Page:Diderot - Encyclopedie 1ere edition tome 4.djvu/794

La bibliothèque libre.
Le texte de cette page a été corrigé et est conforme au fac-similé.

Les délits ne doivent point demeurer impunis ; il est du devoir des juges d’informer des délits publics, dont la vengeance est réservée au ministere public. La peine doit être proportionnée au délit ; & les particuliers ne peuvent point poursuivre la peine d’un délit, mais seulement la réparation civile & pécuniaire.

On dit communément qu’il n’y a point de compensation en matiere de délits ; ce qui doit s’entendre quant à la peine afflictive qui est dûe pour la vindicte publique, mais non quant aux peines pécuniaires & aux dommages & intérêts qui en peuvent résulter. Il y a même certains délits privés qui peuvent se compenser ; par exemple, la négligence ou le dol commis réciproquement par des associés, liv. II. ff. de compens. & liv. XXXVI. ff. dolo malo. Il en est de même des injures & autres délits légers qui ne méritent point la peine afflictive, on les compense ordinairement en mettant les parties hors de cour.

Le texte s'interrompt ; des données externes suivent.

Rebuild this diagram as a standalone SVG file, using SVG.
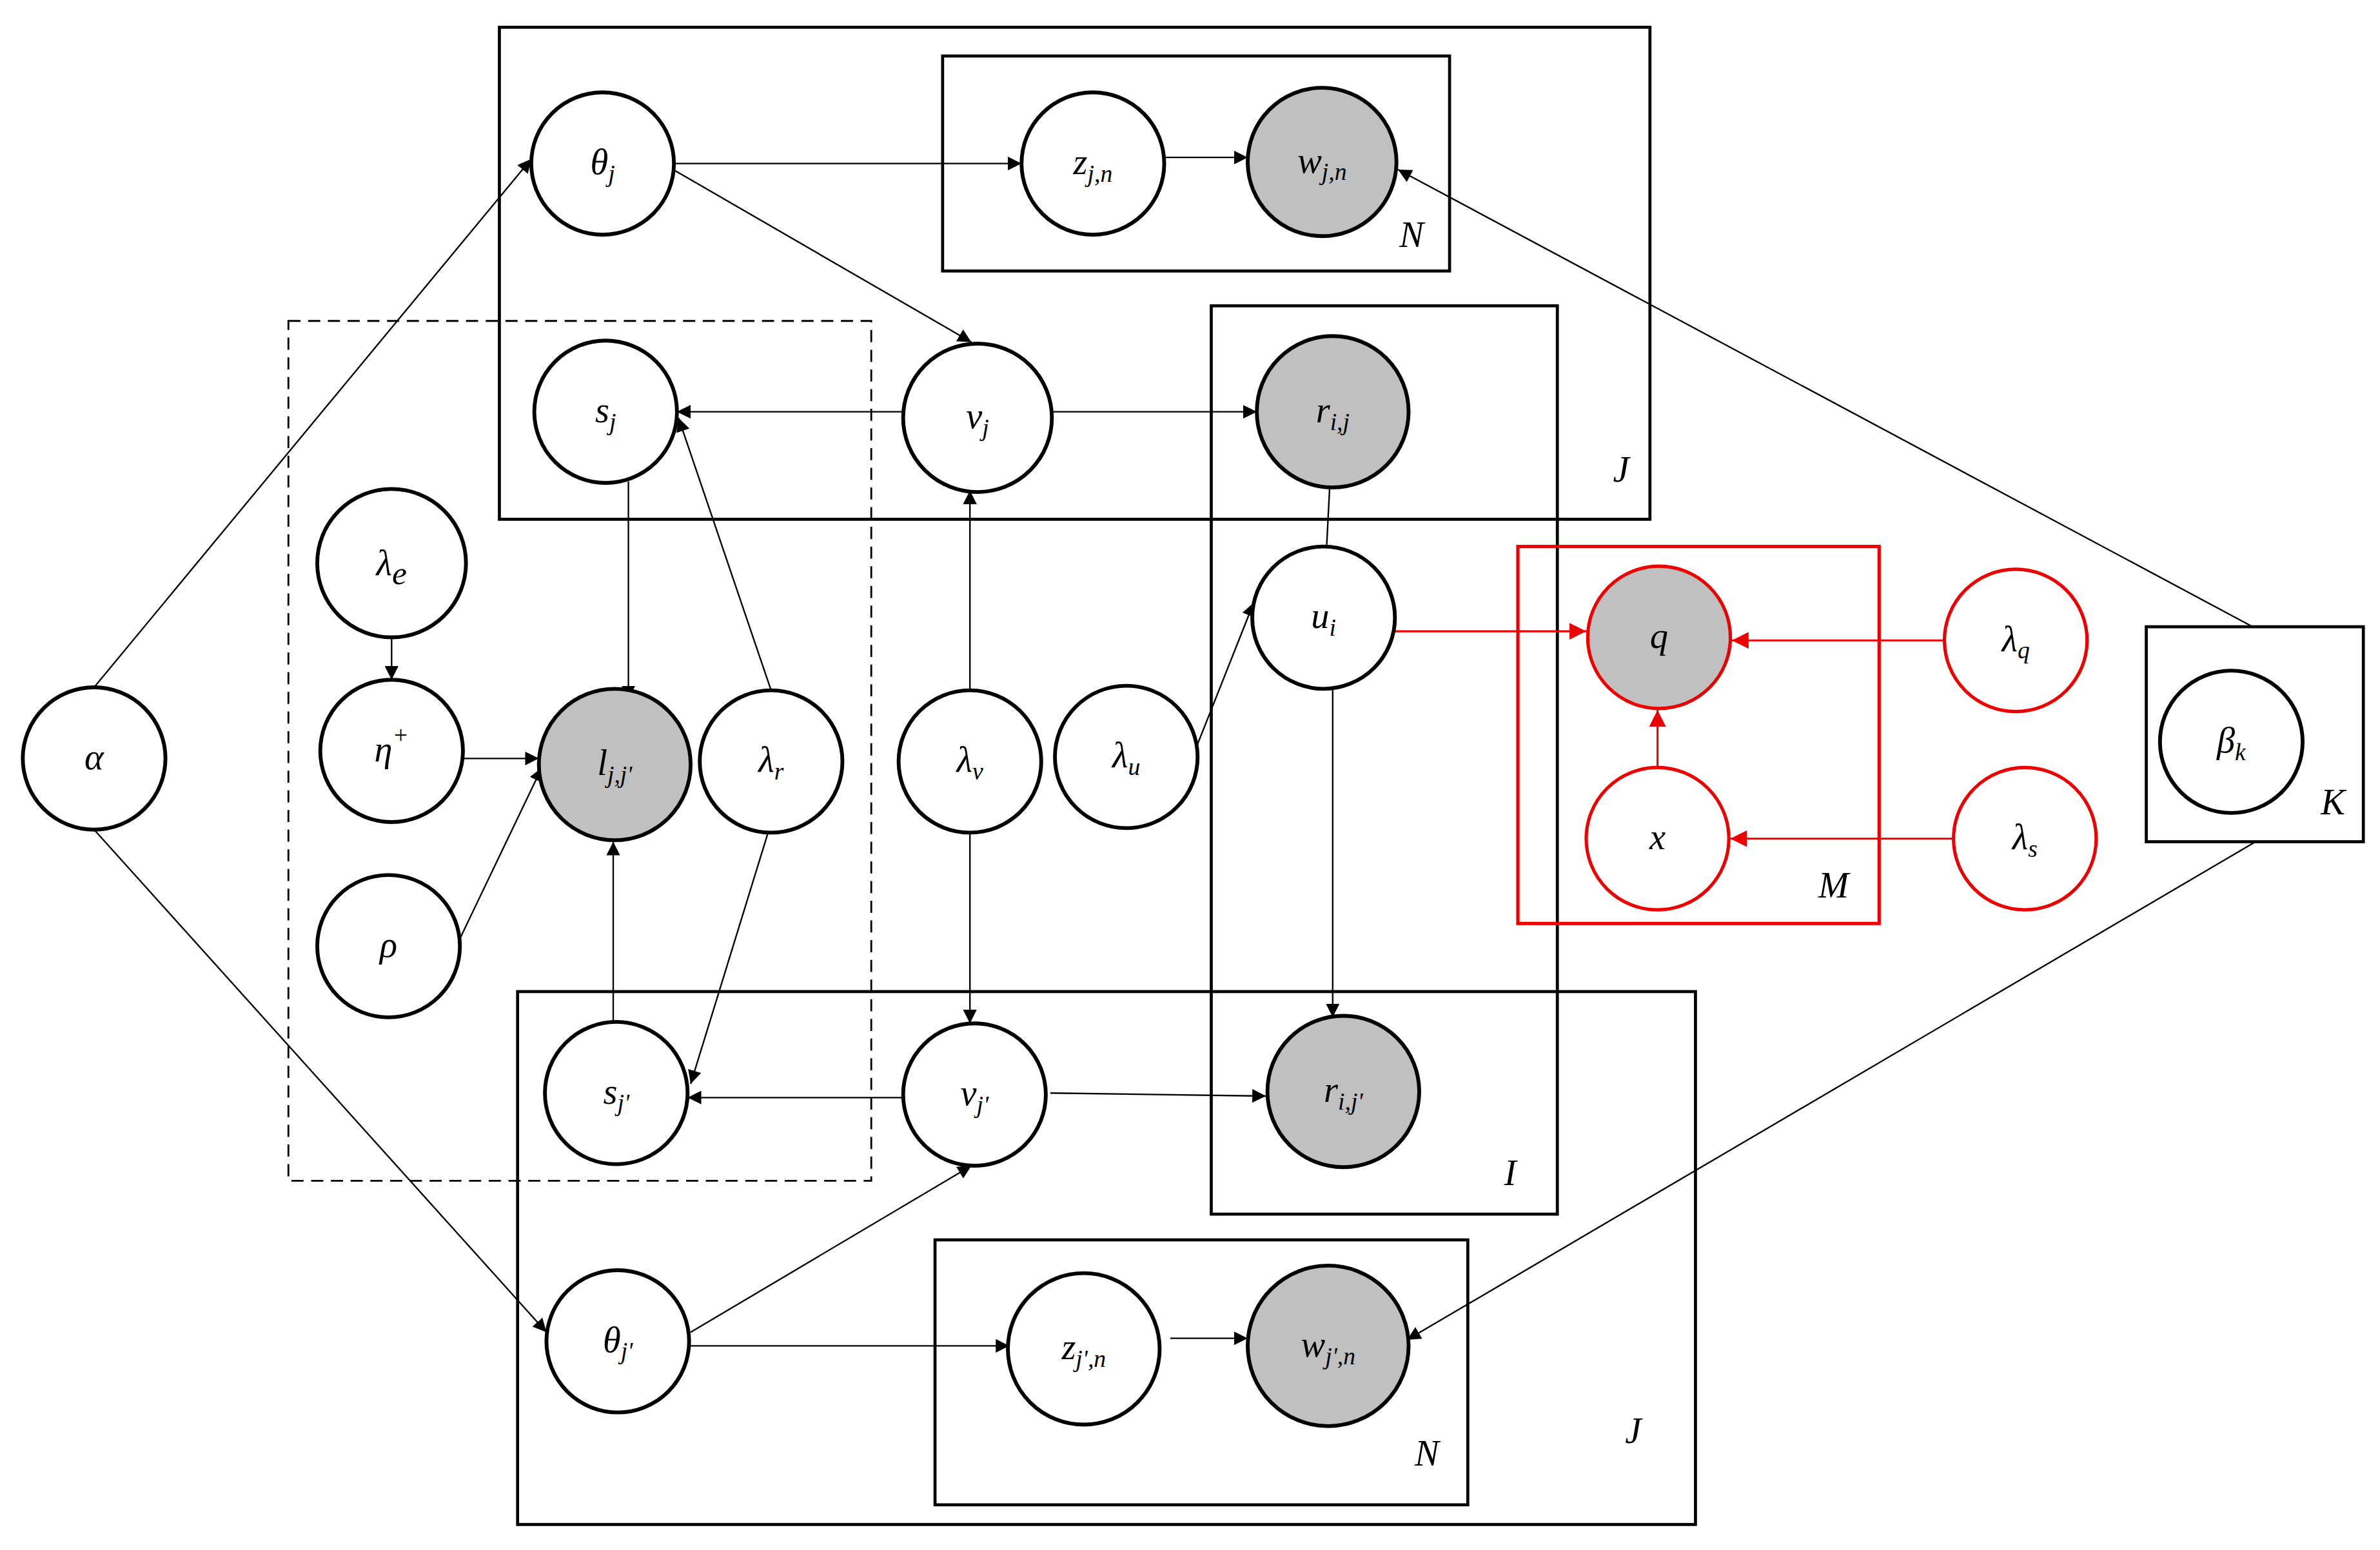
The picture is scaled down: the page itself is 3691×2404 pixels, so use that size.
<svg xmlns="http://www.w3.org/2000/svg" width="3691" height="2404" viewBox="0 0 3691 2404">
<defs>
<marker id="a" viewBox="0 0 10 10" refX="10" refY="5" markerWidth="9" markerHeight="9" markerUnits="userSpaceOnUse" orient="auto"><path d="M0,0L10,5L0,10z" fill="#000"/></marker>
<marker id="r" viewBox="0 0 10 10" refX="10" refY="5" markerWidth="11" markerHeight="11" markerUnits="userSpaceOnUse" orient="auto"><path d="M0,0L10,5L0,10z" fill="#e00"/></marker>
</defs>
<style>
.n{fill:#fff;stroke:#000;stroke-width:2.5}
.g{fill:#c0c0c0;stroke:#000;stroke-width:2.5}
.rn{fill:#fff;stroke:#e00;stroke-width:2.2}
.rg{fill:#c0c0c0;stroke:#e00;stroke-width:2.2}
.p{fill:none;stroke:#000;stroke-width:2}
.e{stroke:#000;stroke-width:1;fill:none;marker-end:url(#a)}
.re{stroke:#e00;stroke-width:1.3;fill:none;marker-end:url(#r)}
text{font-family:"Liberation Serif",serif;font-style:italic;font-size:24px;text-anchor:middle;fill:#000}
.s{font-size:16px}
.pl{font-size:24px}
</style>
<rect width="3691" height="2404" fill="#fff"/>
<g transform="scale(2.354 2.348)">
<g id="plates">
<rect class="p" x="329" y="18" width="758" height="325"/>
<rect class="p" x="621" y="37" width="334" height="142"/>
<rect class="p" x="798" y="202" width="228" height="600"/>
<rect class="p" x="341" y="655" width="776" height="352"/>
<rect class="p" x="616" y="819" width="351" height="175"/>
<rect x="190" y="212" width="384" height="568" fill="none" stroke="#000" stroke-width="1.2" stroke-dasharray="8,5"/>
<rect x="1000" y="361" width="238" height="249" fill="none" stroke="#e00" stroke-width="2.2"/>
<rect class="p" x="1414" y="414" width="143" height="142"/>
<text class="pl" x="930" y="163">N</text>
<text class="pl" x="1068" y="318">J</text>
<text class="pl" x="995" y="783">I</text>
<text class="pl" x="1076" y="953">J</text>
<text class="pl" x="940" y="968">N</text>
<text class="pl" x="1208" y="593">M</text>
<text class="pl" x="1537" y="538">K</text>
</g>
<g id="connectors">
<line class="e" x1="62" y1="454" x2="350" y2="105"/>
<line class="e" x1="62" y1="548" x2="360" y2="880"/>
<line class="e" x1="444" y1="108" x2="673" y2="108"/>
<line class="e" x1="767" y1="104" x2="822" y2="104"/>
<line class="e" x1="440" y1="110" x2="640" y2="226"/>
<line class="e" x1="595" y1="272" x2="446" y2="272"/>
<line class="e" x1="694" y1="272" x2="828" y2="272"/>
<line class="e" x1="1484" y1="414" x2="921" y2="112"/>
<line class="e" x1="1486" y1="556" x2="927" y2="885"/>
<line class="e" x1="414" y1="318" x2="414" y2="462"/>
<line class="e" x1="508" y1="456" x2="447" y2="276"/>
<line class="e" x1="258" y1="421" x2="258" y2="449"/>
<line class="e" x1="305" y1="501" x2="355" y2="501"/>
<line class="e" x1="303" y1="620" x2="357" y2="507"/>
<line class="e" x1="404" y1="676" x2="404" y2="556"/>
<line class="e" x1="506" y1="550" x2="455" y2="716"/>
<line class="e" x1="639" y1="456" x2="639" y2="324"/>
<line class="e" x1="639" y1="550" x2="639" y2="676"/>
<line class="e" x1="788" y1="494" x2="826" y2="398"/>
<line x1="876" y1="322" x2="874" y2="361" stroke="#000" stroke-width="1"/>
<line class="e" x1="878" y1="454" x2="878" y2="672"/>
<line class="e" x1="596" y1="725" x2="453" y2="725"/>
<line class="e" x1="692" y1="722" x2="834" y2="724"/>
<line class="e" x1="455" y1="880" x2="640" y2="770"/>
<line class="e" x1="453" y1="889" x2="665" y2="889"/>
<line class="e" x1="771" y1="884" x2="822" y2="884"/>
<line class="re" x1="919" y1="417" x2="1045" y2="417"/>
<line class="re" x1="1281" y1="423" x2="1141" y2="423"/>
<line class="re" x1="1092" y1="507" x2="1092" y2="469"/>
<line class="re" x1="1287" y1="554" x2="1140" y2="554"/>
</g>
<g id="alpha"><circle class="n" cx="62" cy="501" r="47"/><text x="62" y="508">α</text></g>
<g id="theta_j"><circle class="n" cx="397" cy="108" r="47"/><text x="397" y="115">θ<tspan class="s" dy="5">j</tspan></text></g>
<g id="z_jn"><circle class="n" cx="720" cy="108" r="47"/><text x="720" y="115">z<tspan class="s" dy="5">j,n</tspan></text></g>
<g id="w_jn"><circle class="g" cx="871" cy="107" r="49"/><text x="871" y="114">w<tspan class="s" dy="5">j,n</tspan></text></g>
<g id="s_j"><circle class="n" cx="399" cy="272" r="47"/><text x="399" y="279" font-size="28">s<tspan class="s" dy="5">j</tspan></text></g>
<g id="v_j"><circle class="n" cx="644" cy="276" r="49"/><text x="644" y="283" font-size="30">v<tspan class="s" dy="5">j</tspan></text></g>
<g id="r_ij"><circle class="g" cx="878" cy="272" r="50"/><text x="878" y="279" font-size="26">r<tspan class="s" dy="5">i,j</tspan></text></g>
<g id="lambda_e"><circle class="n" cx="258" cy="372" r="49"/><text x="258" y="380" font-size="32">λ<tspan font-size="22" dy="6">e</tspan></text></g>
<g id="eta"><circle class="n" cx="258" cy="496" r="47"/><text x="258" y="503" font-size="28">η<tspan class="s" dy="-12">+</tspan></text></g>
<g id="l_jj"><circle class="g" cx="405" cy="505" r="50"/><text x="405" y="512" font-size="26">l<tspan class="s" dy="5">j,j'</tspan></text></g>
<g id="lambda_r"><circle class="n" cx="508" cy="503" r="47"/><text x="508" y="510" font-size="26">λ<tspan class="s" dy="5">r</tspan></text></g>
<g id="lambda_v"><circle class="n" cx="639" cy="503" r="47"/><text x="639" y="510" font-size="26">λ<tspan class="s" dy="5">v</tspan></text></g>
<g id="lambda_u"><circle class="n" cx="742" cy="500" r="47"/><text x="742" y="507" font-size="26">λ<tspan class="s" dy="5">u</tspan></text></g>
<g id="u_i"><circle class="n" cx="872" cy="408" r="47"/><text x="872" y="415">u<tspan class="s" dy="5">i</tspan></text></g>
<g id="q"><circle class="rg" cx="1093" cy="421" r="47"/><text x="1093" y="428" font-size="26">q</text></g>
<g id="lambda_q"><circle class="rn" cx="1328" cy="423" r="47"/><text x="1328" y="430" font-size="26">λ<tspan class="s" dy="5">q</tspan></text></g>
<g id="x"><circle class="rn" cx="1092" cy="554" r="47"/><text x="1092" y="561">x</text></g>
<g id="lambda_s"><circle class="rn" cx="1334" cy="554" r="47"/><text x="1334" y="561" font-size="26">λ<tspan class="s" dy="5">s</tspan></text></g>
<g id="beta_k"><circle class="n" cx="1470" cy="490" r="47"/><text x="1470" y="497" font-size="26">β<tspan class="s" dy="5">k</tspan></text></g>
<g id="rho"><circle class="n" cx="256" cy="625" r="47"/><text x="256" y="632">ρ</text></g>
<g id="s_j2"><circle class="n" cx="406" cy="722" r="47"/><text x="406" y="729">s<tspan class="s" dy="5">j'</tspan></text></g>
<g id="v_j2"><circle class="n" cx="642" cy="723" r="47"/><text x="642" y="730" font-size="30">v<tspan class="s" dy="5">j'</tspan></text></g>
<g id="r_ij2"><circle class="g" cx="885" cy="721" r="50"/><text x="885" y="728" font-size="26">r<tspan class="s" dy="5">i,j'</tspan></text></g>
<g id="theta_j2"><circle class="n" cx="407" cy="886" r="47"/><text x="407" y="893">θ<tspan class="s" dy="5">j'</tspan></text></g>
<g id="z_j2n"><circle class="n" cx="714" cy="891" r="50"/><text x="714" y="898">z<tspan class="s" dy="5">j',n</tspan></text></g>
<g id="w_j2n"><circle class="g" cx="875" cy="889" r="53"/><text x="875" y="896">w<tspan class="s" dy="5">j',n</tspan></text></g>
</g>
</svg>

Le délit n’est point excusé sous prétexte de colere ou de premier mouvement, ni sous prétexte d’exemple ou de coûtume ; l’erreur même ne peut l’excuser que dans les cas où il n’y a point de délit sans dol.

Il y a certains délits dont l’action est annale, tels que les injures.

La peine des autres délits en général se prescrivoit autrefois par dix ans suivant le droit du digeste ; mais par le droit du code, auquel notre usage est à ces égards conforme, il faut présentement vingt années.

La poursuite du délit est éteinte par la mort naturelle du coupable, quant à la peine, mais non quant aux réparations pécuniaires.

Il y a même certains délits graves que la mort n’éteint point, tels que le crime de lése-majesté divine & humaine, le duel, l’homicide de soi-même, la rébellion à justice à force armée. (A)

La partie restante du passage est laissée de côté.